(Given task) Return the lines that follow, exactly as they appear, from the first through the one containing "import pandas as pd"; no pictures are to be included.
* * *
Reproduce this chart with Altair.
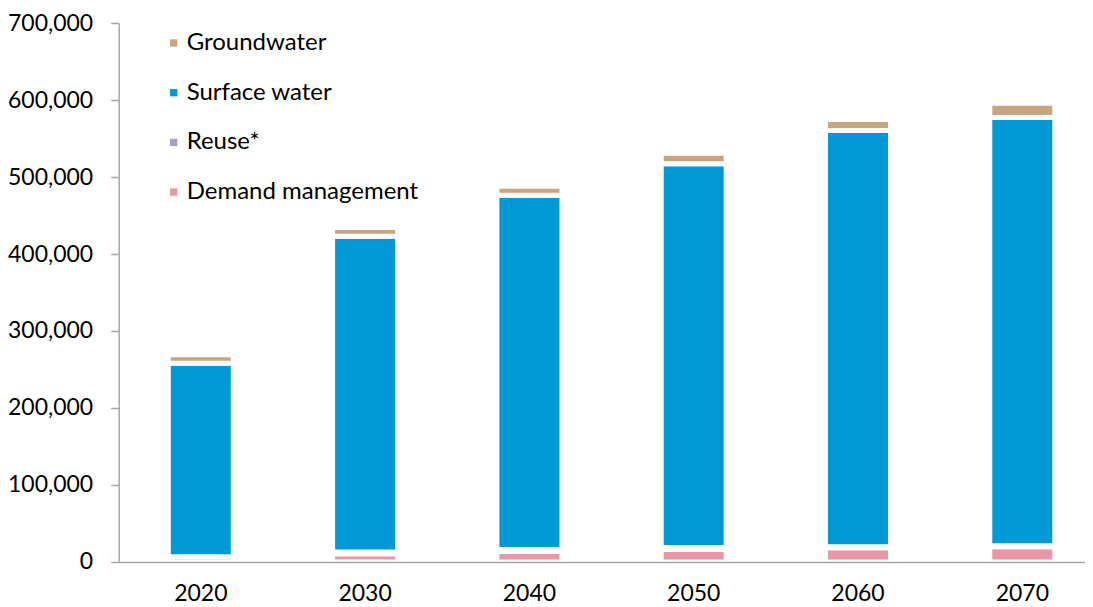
import altair as alt
import pandas as pd

years = ["2020", "2030", "2040", "2050", "2060", "2070"]
demand_management = [0, 10700, 13600, 16200, 18500, 19800]
reuse = [6800, 2200, 2600, 2600, 1300, 1300]
surface_water = [251200, 410100, 460000, 498400, 540700, 556300]
groundwater = [11300, 11300, 11700, 13600, 14100, 18400]

series_names = ["Groundwater", "Surface water", "Reuse*", "Demand management"]
series_colors = ["#c8a57f", "#0098d6", "#a99ec9", "#e996a6"]
stack_pos = {"Demand management": 0, "Reuse*": 1, "Surface water": 2, "Groundwater": 3}

rows = []
for i, y in enumerate(years):
    for name, vals in [("Demand management", demand_management), ("Reuse*", reuse),
                       ("Surface water", surface_water), ("Groundwater", groundwater)]:
        rows.append({"year": y, "source": name, "value": vals[i], "pos": stack_pos[name]})
df = pd.DataFrame(rows)

FONT = "Lato"
AXIS_GRAY = "#a6a6a6"

chart = alt.Chart(df).mark_bar(stroke="white", strokeWidth=5).encode(
    x=alt.X("year:N", sort=years,
            scale=alt.Scale(paddingInner=0.6044, paddingOuter=0.242, align=0.624),
            axis=alt.Axis(title=None, labelAngle=0, ticks=False, tickSize=0, labelPadding=21,
                          labelFontSize=23, labelFont=FONT, labelColor="black",
                          domainColor=AXIS_GRAY, domainWidth=1.5, zindex=1)),
    y=alt.Y("value:Q", stack="zero",
            scale=alt.Scale(domain=[0, 700000], nice=False),
            axis=alt.Axis(title=None, values=[0, 100000, 200000, 300000, 400000, 500000, 600000, 700000],
                          format=",.0f", grid=False, tickSize=8, labelPadding=18,
                          labelFontSize=23, labelFont=FONT, labelColor="black",
                          domainColor=AXIS_GRAY, tickColor=AXIS_GRAY, domainWidth=1.5, tickWidth=1.5,
                          zindex=1)),
    color=alt.Color("source:N",
                    scale=alt.Scale(domain=series_names, range=series_colors),
                    legend=alt.Legend(title=None, orient="none", legendX=43, legendY=8,
                                      symbolType="square", symbolSize=54, symbolStrokeWidth=0,
                                      labelFontSize=24, labelFont=FONT, labelColor="black",
                                      labelOffset=1, rowPadding=25.7, labelLimit=500)),
    order=alt.Order("pos:Q", sort="ascending"),
).properties(
    width=966, height=539,
    padding={"left": 110.7, "top": 15, "right": 0, "bottom": 46},
    autosize="none",
).configure_view(stroke=None)

chart.save("out.html", embed_options={"renderer": "svg", "actions": False})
* * *
(Response below)
Reproduce this chart with Altair.
import altair as alt
import pandas as pd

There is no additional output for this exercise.